Posted On Jun 11, 2015   |   2 min

Micro-Learning in Action

In my earlier blog, I shared about my views about outsourcing being all-pervasive.

I have been involved with tech outsourcing for more than 15 years, and have seen excellent value additions to a business through an outsourcing partnership and have also witnessed it failing. Based on my conversations with CXOs over the years, here are some of the reasons which I have realized contribute to a failed outsourcing partnership –

Choice of partner – In this case, the fault is on both sides. CEOs are not clear about their objectives for outsourcing and hence are unable to properly evaluate a potential partner and the partner’s ability to scale up. Outsourcing companies, on the other hand, overestimate their capabilities of handling a technology and project, or make false promises to bag the project, only to see the relationship fail soon after.

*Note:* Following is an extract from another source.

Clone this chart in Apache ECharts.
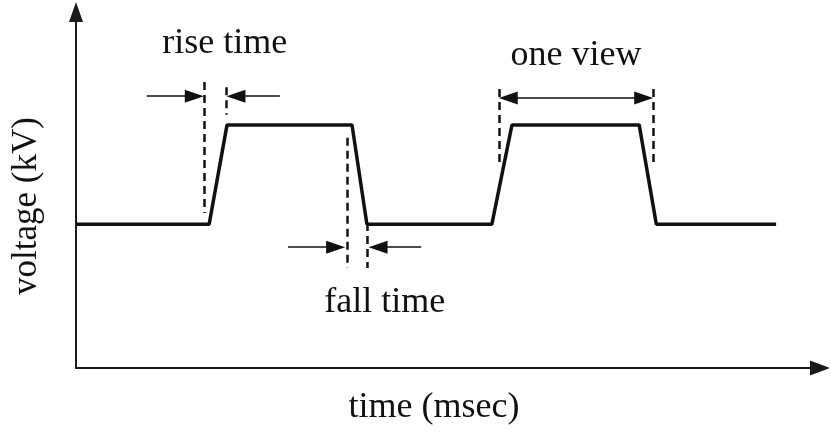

Unrealistic expectations – Irrespective of how many people you deploy, it will still take 9 months for the baby to be born

We vs They – The folks working on your project, though geographically separated are part of your team. The faster they are integrated with your team, the quicker you start achieving your outsourcing objectives.

Blame game – If something goes wrong, it is always the partner’s fault. That is not always the case. CEOs typically do not want to introspect on whether they personally or their team contributed to a failed relationship.

Communication – Over communication or the lack of it. Some CXOs want to tightly control the outsourced team and end up spending more time than necessary in communicating with them, leading to their bandwidth getting drained. Others, may not communicate at all, keeping the team guessing on whether they are on the right path or not.

Do these sound familiar? Are there more reasons?